Lately, however, he’s done just about everything else. He’s been hitting. He’s been running. He’s been playing excellent defense, whether at second base or in right field. The only thing missing has been the power.

But he picked quite a time for his second home run of the season on Wednesday afternoon.

Tatis launched a laser of a walk-off home run into the left-field seats at Petco Park, sending the Padres to a dramatic 5-4 victory over the Reds in their series finale -- San Diego’s first series victory in its last five.

“About time we got a series win,” said Tatis, whose walk-off home run was the second of his career. “To do it in that way, do it in that fashion, it’s definitely special. Especially [because] we were putting good at-bats as a group. … All of that went building up to that moment right there.”

Tatis has been leading that charge. The Padres’ offense has woefully underperformed this season, no matter which way you look at it. It ranks last in the Majors in runs, batting average and wRC+. But there are signs it might be turning -- and none clearer than the progress being made by Tatis.

In his last 20 games, Tatis is hitting .383 with a .438 on-base percentage. He has re-entrenched himself atop the Padres lineup, even while lacking his usual power threat. Tatis might not be elevating the ball as much as he’d like -- and even Wednesday’s walk-off came with a launch angle of only 18 degrees. But he’s clearly a threat at the plate again. So what changed?

“No secret sauce,” Tatis said. “Just a lot of hard work with the hitting coaches out there. It hasn’t been looking that pretty. But we’re sticking together as a group. We’re finding a way. That’s what matters.”

Indeed, some of the recent performances have been dreadful. But the Padres still find themselves in playoff position at the moment.

“We have been in tough places,” Tatis said. “We’re finding a way to get out of those.”

That’s truer for no one more than Tatis, whose season-opening homerless drought spanned a mind-blowing 238 plate appearances. He finally launched his first of the season in Washington last month.

But this one was different. This one had Petco Park in a frenzy again. There was Tatis, after a dramatic walk-off home run, shirtless after his uniform had been ripped off by his teammates. He’d carried the Padres to a dramatic victory, mere hours after they’d lost a heartbreaker in extra innings the night before.

It felt like a statement: Fernando Tatis Jr. is back.

Though his manager would quibble with that notion.

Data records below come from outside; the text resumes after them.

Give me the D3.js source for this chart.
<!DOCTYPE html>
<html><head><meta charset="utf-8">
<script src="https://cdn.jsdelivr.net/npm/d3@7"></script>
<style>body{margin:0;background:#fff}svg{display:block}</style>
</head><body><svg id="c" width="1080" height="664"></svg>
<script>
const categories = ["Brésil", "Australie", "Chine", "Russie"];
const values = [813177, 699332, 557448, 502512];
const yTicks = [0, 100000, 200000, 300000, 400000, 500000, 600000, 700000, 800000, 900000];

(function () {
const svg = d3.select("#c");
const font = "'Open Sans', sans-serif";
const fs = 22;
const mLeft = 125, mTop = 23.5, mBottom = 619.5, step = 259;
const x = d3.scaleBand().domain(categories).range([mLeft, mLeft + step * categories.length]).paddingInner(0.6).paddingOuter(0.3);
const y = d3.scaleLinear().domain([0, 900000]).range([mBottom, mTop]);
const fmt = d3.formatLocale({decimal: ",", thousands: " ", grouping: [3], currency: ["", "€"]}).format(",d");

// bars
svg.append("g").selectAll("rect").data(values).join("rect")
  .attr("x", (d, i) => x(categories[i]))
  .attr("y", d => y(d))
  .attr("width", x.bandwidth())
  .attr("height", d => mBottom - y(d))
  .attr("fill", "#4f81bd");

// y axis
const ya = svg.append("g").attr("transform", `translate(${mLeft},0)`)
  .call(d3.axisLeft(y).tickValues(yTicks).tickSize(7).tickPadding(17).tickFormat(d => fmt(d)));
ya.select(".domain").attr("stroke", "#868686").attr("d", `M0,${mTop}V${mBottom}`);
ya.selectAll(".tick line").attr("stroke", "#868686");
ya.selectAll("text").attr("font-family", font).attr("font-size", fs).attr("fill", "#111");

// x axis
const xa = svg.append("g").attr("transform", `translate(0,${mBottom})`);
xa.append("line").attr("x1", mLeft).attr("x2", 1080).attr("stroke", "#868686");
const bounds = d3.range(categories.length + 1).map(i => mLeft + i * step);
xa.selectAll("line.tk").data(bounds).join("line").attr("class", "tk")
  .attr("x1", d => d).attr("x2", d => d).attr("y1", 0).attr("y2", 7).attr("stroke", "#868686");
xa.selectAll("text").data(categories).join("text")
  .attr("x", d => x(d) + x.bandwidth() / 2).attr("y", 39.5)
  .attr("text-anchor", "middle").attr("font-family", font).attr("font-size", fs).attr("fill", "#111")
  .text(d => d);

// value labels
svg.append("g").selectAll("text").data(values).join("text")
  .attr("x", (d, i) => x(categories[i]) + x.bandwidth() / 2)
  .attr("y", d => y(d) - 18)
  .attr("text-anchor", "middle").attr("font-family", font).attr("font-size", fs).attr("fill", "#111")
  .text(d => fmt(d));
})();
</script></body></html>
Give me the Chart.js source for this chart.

“I don’t think he ever left, personally,” said Craig Stammen. “This is just waves of baseball. If that was a stretch in the middle of the season, it would probably be less talked about. But because it was the beginning of the season, those are the only stats we can look at.

“He’s definitely been putting in the work. And sometimes the work doesn’t just translate in a day or two. It takes time. The hitting coaches have done a great job with him, staying patient. He’s done a great job, staying positive and smiling and being OK with failing sometimes. But I think his perseverance has shown lately.”

After the Padres fell behind, it was Tatis’ RBI single that tied the game in the fifth. They would fall behind again, but rallied for two runs in the eighth to tie it. Newly promoted Samad Taylor delivered his second late game-tying hit in as many nights.

That set the stage for Tatis. Reds righty Chase Petty hung a slider. It shot off Tatis’ bat, 106.3 mph, and instantly raised the decibel level at Petco Park. But Tatis didn’t think he’d gotten enough. In fact, he hit it so hard, he wasn’t sure he’d even make it to second base, so he put his head down to run.

“It was low, so I was like, ‘You better get on second,’” he said. “Then I saw everybody jumping.”

Said Reds manager Terry Francona: “When the ball was hit, I was kind of looking at my lineup card like, ‘OK, we’re going to have an open base, what do we want to do?’ I didn’t think that ball was going to get out.”

It carried just enough, to the first row in left field -- the type of scorching line-drive home run that few hitters are capable of, Tatis being one of them.

Which sort of made you think …

“It’s a wonder that he hasn’t run into a few more,” Stammen said.

Based on recent evidence, Tatis almost certainly will.